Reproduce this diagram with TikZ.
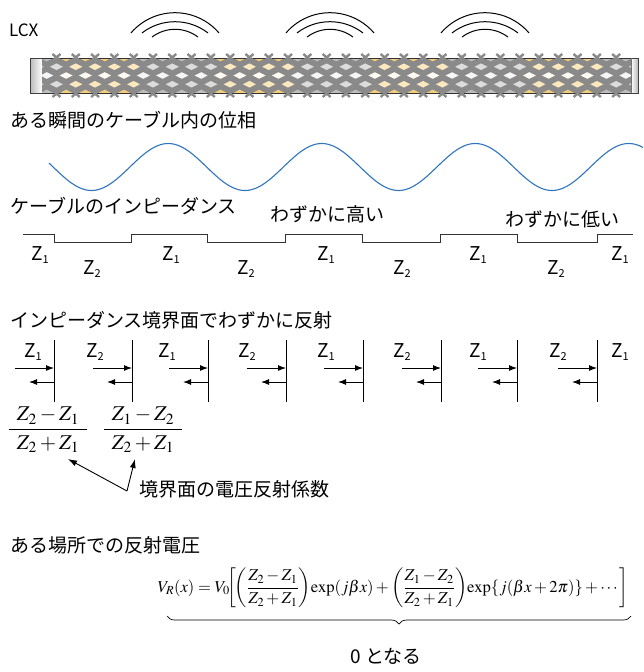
\documentclass[tikz,border=0pt]{standalone}
\usepackage{amsmath}
\usepackage{mathptmx}
\usepackage[no-math]{fontspec}
\newfontfamily\jp{Noto Sans CJK JP}
\usetikzlibrary{arrows.meta,decorations.pathreplacing,calc}

% braid colours: y = copper-tinted section, g = grey section; 0 edge row, 1 inner row, 2 centre row
\definecolor{strand}{HTML}{8A8A8A}
\definecolor{y0}{HTML}{F2CD7C}
\definecolor{y1}{HTML}{FCE8BE}
\definecolor{y2}{HTML}{FFFBF2}
\definecolor{g0}{HTML}{BEBEBE}
\definecolor{g1}{HTML}{DCDCDC}
\definecolor{g2}{HTML}{F6F6F6}
\definecolor{wave}{RGB}{46,117,190}

\newcommand\Zs[1]{Z\raisebox{-0.18em}{\fontsize{11}{11}\selectfont #1}}
\newcommand\padded[1]{\mkern7mu#1\mkern7mu}

\begin{document}
\begin{tikzpicture}[x=1pt,y=-1pt,
  title/.style={font=\jp\fontsize{19}{21}\selectfont, inner sep=0pt, anchor=west},
  zlab/.style={font=\jp\fontsize{19}{21}\selectfont, inner sep=0pt},
  boundary/.style={line width=0.9pt},
  wavefront/.style={line width=1pt},
  fwd/.style={line width=1pt, -{Latex[length=8pt,width=6pt]}},
  pointer/.style={line width=0.9pt, -{Latex[length=9pt,width=6pt]}},
  mathlbl/.style={inner sep=0pt, font=\fontsize{21}{24}\selectfont}]
\useasboundingbox (0,0) rectangle (643,672);

% ---------------- leaky coaxial cable ----------------
\node[font=\jp\fontsize{17}{19}\selectfont, inner sep=0pt, anchor=west] (lcx) at (9,30) {LCX};

% radiated wave fronts above the slots
\foreach \cx in {175,330,485} {
  \draw[wavefront] ([shift={(220.7:58)}]\cx,70.7) arc[start angle=220.7, end angle=319.3, radius=58];
  \draw[wavefront] ([shift={(232.3:54)}]\cx,75.7) arc[start angle=232.3, end angle=307.7, radius=54];
  \draw[wavefront] ([shift={(232.8:38)}]\cx,67.3) arc[start angle=232.8, end angle=307.2, radius=38];
}

% end caps
\shade[left color=gray!55, right color=white, draw=black!75, line width=0.7pt] (30,58) rectangle (42,93);
\shade[left color=white, right color=gray!55, draw=black!75, line width=0.7pt] (631,58) rectangle (638,93);

% braided outer conductor, section by section
\foreach \xa/\xb/\t in {42/62/g,62/138/y,138/216/g,216/293/y,293/370/g,370/447/y,447/525/g,525/602/y,602/631/g} {
  \begin{scope}
    \clip (\xa,58) rectangle (\xb,93);
    \fill[strand] (\xa,58) rectangle (\xb,93);
    \pgfmathtruncatemacro\ka{(\xa-42)/19.3-1}
    \pgfmathtruncatemacro\kb{(\xb-42)/19.3+1}
    \foreach \m/\r in {0/0,1/1,2/2,3/1,4/0} {
      \edef\hc{\t\r}
      \foreach \k in {\ka,...,\kb} {
        \pgfmathsetmacro\hx{42+(\k+0.5*mod(\m,2))*19.3+4.8}
        \pgfmathsetmacro\hy{58+\m*8.75}
        \fill[\hc] (\hx-6.5,\hy) -- (\hx,\hy-3.3) -- (\hx+6.5,\hy) -- (\hx,\hy+3.3) -- cycle;
      }
    }
  \end{scope}
  \draw[black!55, line width=0.5pt] (\xb,58) -- (\xb,93);
}
\draw[black!80, line width=0.8pt] (42,58) -- (631,58) (42,93) -- (631,93);

% strand crossings poking out at the edges
\foreach \k in {0,...,30} {
  \pgfmathsetmacro\tx{42+\k*19.3+4.8+9.65}
  \ifdim\tx pt<630pt
    \draw[strand, line width=2.4pt] (\tx-4,54) -- (\tx+3,60) (\tx+4,54) -- (\tx-3,60);
    \draw[strand, line width=2.4pt] (\tx-4,97) -- (\tx+3,91) (\tx+4,97) -- (\tx-3,91);
  \fi
}

% ---------------- phase along the cable ----------------
\node[title] (phase) at (10,120) {ある瞬間のケーブル内の位相};
\draw[wave, line width=1.1pt] plot[domain=49:643, samples=240, smooth] (\x,{167+23.5*cos(2.34528*(\x-91.5))});

% ---------------- impedance profile ----------------
\node[title] (imp) at (10,206) {ケーブルのインピーダンス};
\node[title] (high) at (270,214) {わずかに高い};
\node[title] (low) at (505,219) {わずかに低い};
\draw[black!80, line width=0.9pt]
  (23,234) -- (54,234) -- (54,242) -- (131,242) -- (131,234) -- (207,234) -- (207,242)
  -- (285,242) -- (285,234) -- (362,234) -- (362,242) -- (440,242) -- (440,234)
  -- (517,234) -- (517,242) -- (597,242) -- (597,234) -- (633,234);
\foreach \x/\s/\y [count=\i] in {40/1/255,92/2/269,171/1/255,246/2/269,326/1/255,402/2/269,478/1/255,556/2/269,620/1/255}
  \node[zlab] (zi\i) at (\x,\y) {\Zs{\s}};

% ---------------- reflections at each boundary ----------------
\node[title] (refl) at (10,320) {インピーダンス境界面でわずかに反射};
\foreach \bx [count=\i] in {54,132,208,286,363,441,517,597} {
  \coordinate (bt\i) at (\bx,340);
  \coordinate (bb\i) at (\bx,402);
  \coordinate (ra\i) at (\bx-39,368);
  \coordinate (rb\i) at (\bx,368);
  \coordinate (la\i) at (\bx,382);
  \coordinate (lb\i) at (\bx-25,382);
  \draw[boundary] (bt\i) -- (bb\i);
  \draw[fwd] (ra\i) -- (rb\i);
  \draw[fwd] (la\i) -- (lb\i);
}
\foreach \x/\s [count=\i] in {33/1,95/2,167/1,247/2,326/1,402/2,478/1,558/2,620/1}
  \node[zlab] (zb\i) at (\x,352) {\Zs{\s}};

% reflection coefficients
\node[mathlbl] (g1) at (48,430) {$\dfrac{\padded{Z_2-Z_1}}{\padded{Z_2+Z_1}}$};
\node[mathlbl] (g2) at (143,430) {$\dfrac{\padded{Z_1-Z_2}}{\padded{Z_2+Z_1}}$};
\coordinate (jn) at (127,491);
\coordinate (t1) at (68,459);
\coordinate (t2) at (135,459);
\draw[pointer] (jn) -- (t1);
\draw[pointer] (jn) -- (t2);
\node[title] (coef) at (139,489) {境界面の電圧反射係数};

% ---------------- resulting reflected voltage ----------------
\node[title] (place) at (10,545) {ある場所での反射電圧};
\node[inner sep=0pt, font=\fontsize{16.6}{20}\selectfont] (eq) at (393,588)
  {$V_R(x)=V_0\mkern-2mu{\left[\mkern-2mu{\left(\dfrac{Z_2-Z_1}{Z_2+Z_1}\right)}\mkern-2mu\exp(j\beta x)+{\left(\dfrac{Z_1-Z_2}{Z_2+Z_1}\right)}\mkern-2mu\exp\{j(\beta x+2\pi)\}+\cdots\right]}$};
\coordinate (bl) at (167,616);
\coordinate (br) at (631,616);
\draw[line width=0.7pt, decorate, decoration={brace, mirror, amplitude=8pt}] (bl) -- (br);
\node[title, anchor=center] (zero) at (386,656) {0 となる};
\end{tikzpicture}
\end{document}
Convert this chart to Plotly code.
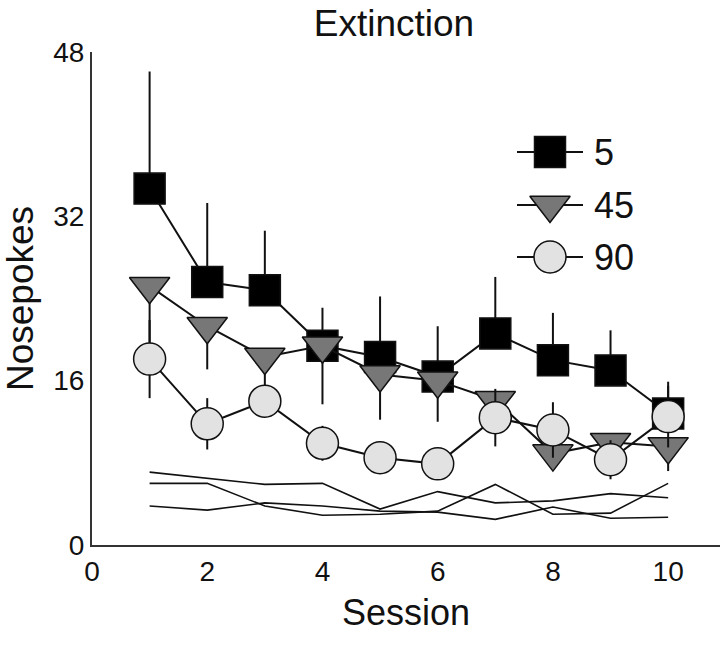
import plotly.graph_objects as go

# ---------------- data ----------------
sessions = [1, 2, 3, 4, 5, 6, 7, 8, 9, 10]

# group means (Nosepokes)
mean_5 = [34.7, 25.6, 24.8, 19.4, 18.3, 16.4, 20.6, 18.0, 17.0, 12.8]
err_5 = [11.4, 7.7, 5.8, 3.7, 5.9, 4.9, 5.5, 4.6, 3.9, 3.1]

mean_45 = [25.2, 21.3, 18.3, 19.4, 16.6, 16.0, 14.1, 8.9, 10.0, 9.6]
err_45 = [5.5, 4.2, 3.0, 5.7, 4.4, 4.0, 2.0, 1.5, 1.5, 2.4]

mean_90 = [18.1, 11.8, 14.0, 9.9, 8.5, 7.9, 12.4, 11.2, 8.3, 12.5]
err_90 = [3.8, 2.5, 1.5, 1.7, 1.0, 1.0, 2.8, 2.7, 1.9, 3.0]

# thin individual lines near the bottom
indiv_a = [7.1, 6.5, 5.9, 6.0, 3.5, 5.2, 4.1, 4.3, 5.0, 4.6]
indiv_b = [6.0, 6.0, 3.8, 2.9, 3.0, 3.3, 5.9, 3.0, 3.1, 6.0]
indiv_c = [3.8, 3.4, 4.1, 3.8, 3.3, 3.2, 2.5, 3.7, 2.6, 2.7]

series_names = ["5", "45", "90"]
x_ticks = [0, 2, 4, 6, 8, 10]
y_ticks = [0, 16, 32, 48]

FONT = "Liberation Sans, Arial, sans-serif"
zeros = [0] * len(sessions)

fig = go.Figure()

for vals in (indiv_a, indiv_b, indiv_c):
    fig.add_trace(go.Scatter(x=sessions, y=vals, mode="lines",
                             line=dict(color="#111", width=1.6),
                             showlegend=False, hoverinfo="skip"))

styles = [
    dict(symbol="square", color="#000000", size=31),
    dict(symbol="triangle-down", color="#777777", size=35),
    dict(symbol="circle", color="#e2e2e2", size=32),
]
errs = [
    dict(type="data", symmetric=False, array=err_5, arrayminus=zeros),
    dict(type="data", symmetric=False, array=zeros, arrayminus=err_45),
    dict(type="data", symmetric=True, array=err_90),
]
means = [mean_5, mean_45, mean_90]

for name, m, e, st in zip(series_names, means, errs, styles):
    e.update(color="#111", thickness=2, width=0)
    fig.add_trace(go.Scatter(
        x=sessions, y=m, mode="lines+markers", name=name,
        line=dict(color="#111", width=2),
        marker=dict(symbol=st["symbol"], size=st["size"], color=st["color"],
                    line=dict(color="#111", width=1.5)),
        error_y=e, showlegend=False))

# custom legend drawn on an overlay axis measured in pixels of the plot area
leg_y = [393, 340, 288]
for name, st, ly in zip(series_names, styles, leg_y):
    fig.add_trace(go.Scatter(x=[425, 491], y=[ly, ly], mode="lines",
                             line=dict(color="#111", width=2),
                             xaxis="x2", yaxis="y2", showlegend=False,
                             hoverinfo="skip"))
    fig.add_trace(go.Scatter(x=[458], y=[ly], mode="markers",
                             marker=dict(symbol=st["symbol"], size=st["size"],
                                         color=st["color"],
                                         line=dict(color="#111", width=1.5)),
                             xaxis="x2", yaxis="y2", showlegend=False,
                             hoverinfo="skip"))
    fig.add_annotation(x=500, y=ly, xref="x2", yref="y2", text=name,
                       showarrow=False, xanchor="left", yanchor="middle",
                       font=dict(family=FONT, size=36, color="#111"))

fig.update_layout(
    width=720, height=649,
    margin=dict(l=92, r=0, t=52, b=104, autoexpand=False),
    paper_bgcolor="white", plot_bgcolor="white",
    font=dict(family=FONT, color="#111"),
    title=dict(text="Extinction", x=394 / 720, xanchor="center",
               y=1 - 23 / 649, yanchor="middle", yref="container",
               font=dict(family=FONT, size=37, color="#111")),
    xaxis=dict(range=[0, 10.9], tickvals=x_ticks, showline=True,
               linecolor="#333", linewidth=2, ticks="", showgrid=False,
               zeroline=False, tickfont=dict(size=28), automargin=False,
               title=dict(text="Session", font=dict(size=36), standoff=14)),
    yaxis=dict(range=[0, 48], tickvals=y_ticks, showline=True,
               linecolor="#333", linewidth=2, ticks="", showgrid=False,
               zeroline=False, tickfont=dict(size=28), automargin=False,
               title=dict(text="Nosepokes", font=dict(size=37), standoff=14)),
    xaxis2=dict(range=[0, 628], overlaying="x", visible=False),
    yaxis2=dict(range=[0, 493], overlaying="y", visible=False),
)

fig.write_html("out.html",
               config={"displayModeBar": False},
               post_script="document.body.style.margin='0';"
                           "document.body.style.padding='0';")
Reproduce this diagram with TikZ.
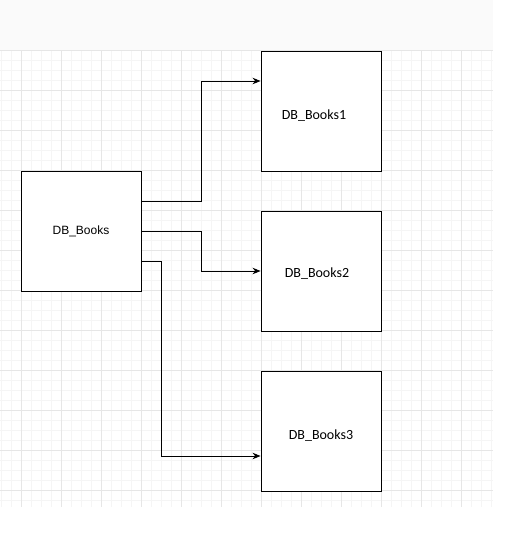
\documentclass[tikz,border=0pt]{standalone}
\usepackage{fontspec}
\setmainfont{Liberation Sans}
\newfontfamily\boxfont{Carlito}
\usetikzlibrary{arrows.meta}
\definecolor{gridminor}{HTML}{F5F5F5}
\definecolor{gridmajor}{HTML}{E6E6E6}
\definecolor{topstrip}{HTML}{FAFAFA}
\tikzset{
    db-box/.style = {draw=black, fill=white, line width=0.9pt, rectangle, minimum width=120pt, minimum height=120pt, inner sep=0pt},
    db-label/.style = {font=\boxfont\fontsize{14}{16}\selectfont},
    db-link/.style = {draw=black, line width=1pt, -{Stealth[length=8pt,width=6.5pt]}},
}
\begin{document}
\begin{tikzpicture}[x=1pt,y=-1pt]
\useasboundingbox (0,0) rectangle (507,550);
% canvas
\fill[topstrip] (0,0) rectangle (493,50);
\foreach \gx in {1,11,...,491} \draw[gridminor, line width=0.6pt] (\gx,50) -- (\gx,507);
\foreach \gy in {60,70,...,500} \draw[gridminor, line width=0.6pt] (0,\gy) -- (493,\gy);
\foreach \gx in {21,61,...,461} \draw[gridmajor, line width=0.8pt] (\gx,50) -- (\gx,507);
\foreach \gy in {90,130,...,490} \draw[gridmajor, line width=0.8pt] (0,\gy) -- (493,\gy);
\draw[gridmajor, line width=1pt] (0,50) -- (493,50);

% tables
\node[db-box, label={[font=\fontsize{12}{14}\selectfont]center:DB\_Books}] (books) at (81,231) {};
\node[db-box, label={[db-label, xshift=-7pt, yshift=-5pt]center:DB\_Books1}] (books1) at (321,111) {};
\node[db-box, label={[db-label, xshift=-4pt, yshift=-3pt]center:DB\_Books2}] (books2) at (321,271) {};
\node[db-box, label={[db-label, yshift=-5pt]center:DB\_Books3}] (books3) at (321,431) {};

% links
\draw[db-link] ([yshift=30pt]books.east) -- ++(60,0) |- ([yshift=30pt]books1.west);
\draw[db-link] (books.east) -- ++(60,0) |- (books2.west);
\draw[db-link] ([yshift=-30pt]books.east) -- ++(20,0) |- ([yshift=-25pt]books3.west);
\end{tikzpicture}
\end{document}
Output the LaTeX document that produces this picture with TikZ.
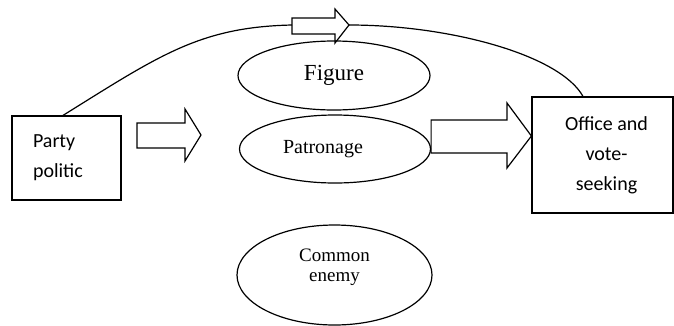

◆ ◆ ◆ ◆ ◆

### GOAL OF THE EXERCISE
Pictures stay out: repeat exactly only the lines from the one with "Convert this chart to Plotly code." through the one with "error_y=e, showlegend=False))".

### EXERCISE OUTPUT
Convert this chart to Plotly code.
import plotly.graph_objects as go

# ---------------- data ----------------
sessions = [1, 2, 3, 4, 5, 6, 7, 8, 9, 10]

# group means (Nosepokes)
mean_5 = [34.7, 25.6, 24.8, 19.4, 18.3, 16.4, 20.6, 18.0, 17.0, 12.8]
err_5 = [11.4, 7.7, 5.8, 3.7, 5.9, 4.9, 5.5, 4.6, 3.9, 3.1]

mean_45 = [25.2, 21.3, 18.3, 19.4, 16.6, 16.0, 14.1, 8.9, 10.0, 9.6]
err_45 = [5.5, 4.2, 3.0, 5.7, 4.4, 4.0, 2.0, 1.5, 1.5, 2.4]

mean_90 = [18.1, 11.8, 14.0, 9.9, 8.5, 7.9, 12.4, 11.2, 8.3, 12.5]
err_90 = [3.8, 2.5, 1.5, 1.7, 1.0, 1.0, 2.8, 2.7, 1.9, 3.0]

# thin individual lines near the bottom
indiv_a = [7.1, 6.5, 5.9, 6.0, 3.5, 5.2, 4.1, 4.3, 5.0, 4.6]
indiv_b = [6.0, 6.0, 3.8, 2.9, 3.0, 3.3, 5.9, 3.0, 3.1, 6.0]
indiv_c = [3.8, 3.4, 4.1, 3.8, 3.3, 3.2, 2.5, 3.7, 2.6, 2.7]

series_names = ["5", "45", "90"]
x_ticks = [0, 2, 4, 6, 8, 10]
y_ticks = [0, 16, 32, 48]

FONT = "Liberation Sans, Arial, sans-serif"
zeros = [0] * len(sessions)

fig = go.Figure()

for vals in (indiv_a, indiv_b, indiv_c):
    fig.add_trace(go.Scatter(x=sessions, y=vals, mode="lines",
                             line=dict(color="#111", width=1.6),
                             showlegend=False, hoverinfo="skip"))

styles = [
    dict(symbol="square", color="#000000", size=31),
    dict(symbol="triangle-down", color="#777777", size=35),
    dict(symbol="circle", color="#e2e2e2", size=32),
]
errs = [
    dict(type="data", symmetric=False, array=err_5, arrayminus=zeros),
    dict(type="data", symmetric=False, array=zeros, arrayminus=err_45),
    dict(type="data", symmetric=True, array=err_90),
]
means = [mean_5, mean_45, mean_90]

for name, m, e, st in zip(series_names, means, errs, styles):
    e.update(color="#111", thickness=2, width=0)
    fig.add_trace(go.Scatter(
        x=sessions, y=m, mode="lines+markers", name=name,
        line=dict(color="#111", width=2),
        marker=dict(symbol=st["symbol"], size=st["size"], color=st["color"],
                    line=dict(color="#111", width=1.5)),
        error_y=e, showlegend=False))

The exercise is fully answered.